| Material provided |
-------
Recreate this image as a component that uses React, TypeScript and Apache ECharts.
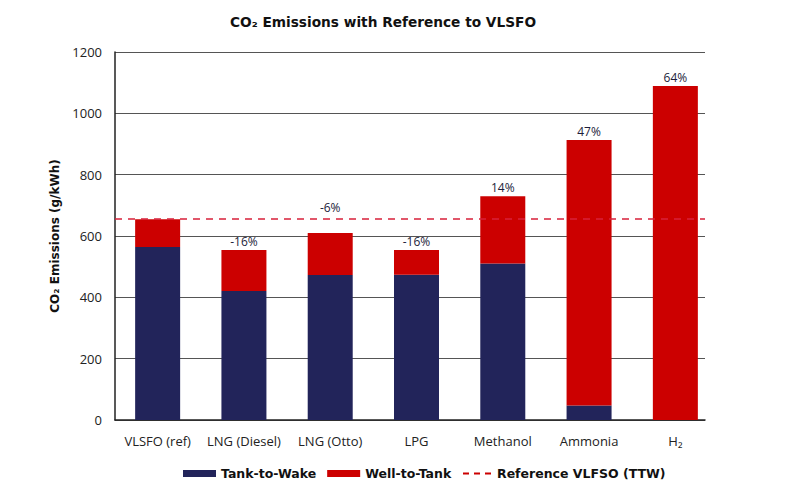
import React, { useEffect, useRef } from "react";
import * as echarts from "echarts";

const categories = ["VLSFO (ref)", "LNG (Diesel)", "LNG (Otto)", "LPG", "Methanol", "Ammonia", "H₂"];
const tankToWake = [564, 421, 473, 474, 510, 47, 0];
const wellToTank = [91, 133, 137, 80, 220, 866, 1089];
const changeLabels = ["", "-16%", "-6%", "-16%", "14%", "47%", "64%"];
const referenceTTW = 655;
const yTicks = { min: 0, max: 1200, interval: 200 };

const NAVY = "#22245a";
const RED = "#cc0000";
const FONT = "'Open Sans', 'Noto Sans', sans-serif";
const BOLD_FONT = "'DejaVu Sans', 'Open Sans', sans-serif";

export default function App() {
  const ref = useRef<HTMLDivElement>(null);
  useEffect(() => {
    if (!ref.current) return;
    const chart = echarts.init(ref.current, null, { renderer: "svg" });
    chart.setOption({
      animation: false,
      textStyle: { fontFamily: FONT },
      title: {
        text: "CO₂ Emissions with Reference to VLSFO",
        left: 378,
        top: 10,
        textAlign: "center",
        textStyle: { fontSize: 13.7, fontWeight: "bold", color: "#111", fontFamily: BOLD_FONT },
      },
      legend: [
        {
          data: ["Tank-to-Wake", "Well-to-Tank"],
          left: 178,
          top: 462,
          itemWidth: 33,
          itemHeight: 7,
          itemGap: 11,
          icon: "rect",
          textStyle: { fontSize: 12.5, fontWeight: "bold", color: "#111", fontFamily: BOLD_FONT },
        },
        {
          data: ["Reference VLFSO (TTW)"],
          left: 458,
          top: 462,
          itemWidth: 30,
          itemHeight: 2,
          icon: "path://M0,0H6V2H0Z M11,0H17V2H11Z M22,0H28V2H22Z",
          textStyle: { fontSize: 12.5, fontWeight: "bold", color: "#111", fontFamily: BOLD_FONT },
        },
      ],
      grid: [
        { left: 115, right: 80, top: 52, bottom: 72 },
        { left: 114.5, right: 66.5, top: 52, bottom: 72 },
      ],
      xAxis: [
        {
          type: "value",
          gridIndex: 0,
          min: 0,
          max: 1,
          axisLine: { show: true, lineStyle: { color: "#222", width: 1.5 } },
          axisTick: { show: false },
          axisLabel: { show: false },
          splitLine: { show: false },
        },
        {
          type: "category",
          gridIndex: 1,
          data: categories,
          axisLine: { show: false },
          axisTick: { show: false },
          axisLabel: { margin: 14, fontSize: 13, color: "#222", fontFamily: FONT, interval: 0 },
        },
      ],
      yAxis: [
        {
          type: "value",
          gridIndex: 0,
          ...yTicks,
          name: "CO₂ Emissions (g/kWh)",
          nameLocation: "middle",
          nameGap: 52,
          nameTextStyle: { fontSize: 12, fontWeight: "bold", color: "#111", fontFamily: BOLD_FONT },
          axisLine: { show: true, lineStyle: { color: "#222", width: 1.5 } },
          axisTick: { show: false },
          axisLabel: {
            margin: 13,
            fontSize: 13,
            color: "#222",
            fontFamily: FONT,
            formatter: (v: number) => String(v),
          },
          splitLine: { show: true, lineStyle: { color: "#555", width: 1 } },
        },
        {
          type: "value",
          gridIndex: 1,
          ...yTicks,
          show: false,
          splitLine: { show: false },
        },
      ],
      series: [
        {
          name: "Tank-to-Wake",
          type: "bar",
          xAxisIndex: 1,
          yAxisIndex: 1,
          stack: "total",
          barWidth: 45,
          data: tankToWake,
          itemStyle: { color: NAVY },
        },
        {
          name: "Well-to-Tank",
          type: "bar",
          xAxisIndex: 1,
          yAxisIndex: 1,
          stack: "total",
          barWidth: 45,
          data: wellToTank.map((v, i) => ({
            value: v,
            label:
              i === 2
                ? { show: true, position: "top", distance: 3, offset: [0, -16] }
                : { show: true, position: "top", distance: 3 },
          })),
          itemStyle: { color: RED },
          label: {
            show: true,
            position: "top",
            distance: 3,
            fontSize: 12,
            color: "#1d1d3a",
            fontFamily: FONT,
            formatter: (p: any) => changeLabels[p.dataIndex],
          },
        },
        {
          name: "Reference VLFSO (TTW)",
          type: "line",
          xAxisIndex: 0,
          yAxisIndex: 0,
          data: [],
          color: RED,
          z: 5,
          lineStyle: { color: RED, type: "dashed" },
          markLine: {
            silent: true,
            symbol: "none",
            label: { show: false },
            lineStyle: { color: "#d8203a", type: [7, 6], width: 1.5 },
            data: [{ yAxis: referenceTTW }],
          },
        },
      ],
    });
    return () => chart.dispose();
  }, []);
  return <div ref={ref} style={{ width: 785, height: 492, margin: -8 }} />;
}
-------
| Brief |
Repeat the data in full and exactly. Omit pictures.

| Exercise response |
Recreate this image as a component that uses React, TypeScript and Apache ECharts.
import React, { useEffect, useRef } from "react";
import * as echarts from "echarts";

const categories = ["VLSFO (ref)", "LNG (Diesel)", "LNG (Otto)", "LPG", "Methanol", "Ammonia", "H₂"];
const tankToWake = [564, 421, 473, 474, 510, 47, 0];
const wellToTank = [91, 133, 137, 80, 220, 866, 1089];
const changeLabels = ["", "-16%", "-6%", "-16%", "14%", "47%", "64%"];
const referenceTTW = 655;
const yTicks = { min: 0, max: 1200, interval: 200 };

const NAVY = "#22245a";
const RED = "#cc0000";
const FONT = "'Open Sans', 'Noto Sans', sans-serif";
const BOLD_FONT = "'DejaVu Sans', 'Open Sans', sans-serif";

export default function App() {
  const ref = useRef<HTMLDivElement>(null);
  useEffect(() => {
    if (!ref.current) return;
    const chart = echarts.init(ref.current, null, { renderer: "svg" });
    chart.setOption({
      animation: false,
      textStyle: { fontFamily: FONT },
      title: {
        text: "CO₂ Emissions with Reference to VLSFO",
        left: 378,
        top: 10,
        textAlign: "center",
        textStyle: { fontSize: 13.7, fontWeight: "bold", color: "#111", fontFamily: BOLD_FONT },
      },
      legend: [
        {
          data: ["Tank-to-Wake", "Well-to-Tank"],
          left: 178,
          top: 462,
          itemWidth: 33,
          itemHeight: 7,
          itemGap: 11,
          icon: "rect",
          textStyle: { fontSize: 12.5, fontWeight: "bold", color: "#111", fontFamily: BOLD_FONT },
        },
        {
          data: ["Reference VLFSO (TTW)"],
          left: 458,
          top: 462,
          itemWidth: 30,
          itemHeight: 2,
          icon: "path://M0,0H6V2H0Z M11,0H17V2H11Z M22,0H28V2H22Z",
          textStyle: { fontSize: 12.5, fontWeight: "bold", color: "#111", fontFamily: BOLD_FONT },
        },
      ],
      grid: [
        { left: 115, right: 80, top: 52, bottom: 72 },
        { left: 114.5, right: 66.5, top: 52, bottom: 72 },
      ],
      xAxis: [
        {
          type: "value",
          gridIndex: 0,
          min: 0,
          max: 1,
          axisLine: { show: true, lineStyle: { color: "#222", width: 1.5 } },
          axisTick: { show: false },
          axisLabel: { show: false },
          splitLine: { show: false },
        },
        {
          type: "category",
          gridIndex: 1,
          data: categories,
          axisLine: { show: false },
          axisTick: { show: false },
          axisLabel: { margin: 14, fontSize: 13, color: "#222", fontFamily: FONT, interval: 0 },
        },
      ],
      yAxis: [
        {
          type: "value",
          gridIndex: 0,
          ...yTicks,
          name: "CO₂ Emissions (g/kWh)",
          nameLocation: "middle",
          nameGap: 52,
          nameTextStyle: { fontSize: 12, fontWeight: "bold", color: "#111", fontFamily: BOLD_FONT },
          axisLine: { show: true, lineStyle: { color: "#222", width: 1.5 } },
          axisTick: { show: false },
          axisLabel: {
            margin: 13,
            fontSize: 13,
            color: "#222",
            fontFamily: FONT,
            formatter: (v: number) => String(v),
          },
          splitLine: { show: true, lineStyle: { color: "#555", width: 1 } },
        },
        {
          type: "value",
          gridIndex: 1,
          ...yTicks,
          show: false,
          splitLine: { show: false },
        },
      ],
      series: [
        {
          name: "Tank-to-Wake",
          type: "bar",
          xAxisIndex: 1,
          yAxisIndex: 1,
          stack: "total",
          barWidth: 45,
          data: tankToWake,
          itemStyle: { color: NAVY },
        },
        {
          name: "Well-to-Tank",
          type: "bar",
          xAxisIndex: 1,
          yAxisIndex: 1,
          stack: "total",
          barWidth: 45,
          data: wellToTank.map((v, i) => ({
            value: v,
            label:
              i === 2
                ? { show: true, position: "top", distance: 3, offset: [0, -16] }
                : { show: true, position: "top", distance: 3 },
          })),
          itemStyle: { color: RED },
          label: {
            show: true,
            position: "top",
            distance: 3,
            fontSize: 12,
            color: "#1d1d3a",
            fontFamily: FONT,
            formatter: (p: any) => changeLabels[p.dataIndex],
          },
        },
        {
          name: "Reference VLFSO (TTW)",
          type: "line",
          xAxisIndex: 0,
          yAxisIndex: 0,
          data: [],
          color: RED,
          z: 5,
          lineStyle: { color: RED, type: "dashed" },
          markLine: {
            silent: true,
            symbol: "none",
            label: { show: false },
            lineStyle: { color: "#d8203a", type: [7, 6], width: 1.5 },
            data: [{ yAxis: referenceTTW }],
          },
        },
      ],
    });
    return () => chart.dispose();
  }, []);
  return <div ref={ref} style={{ width: 785, height: 492, margin: -8 }} />;
}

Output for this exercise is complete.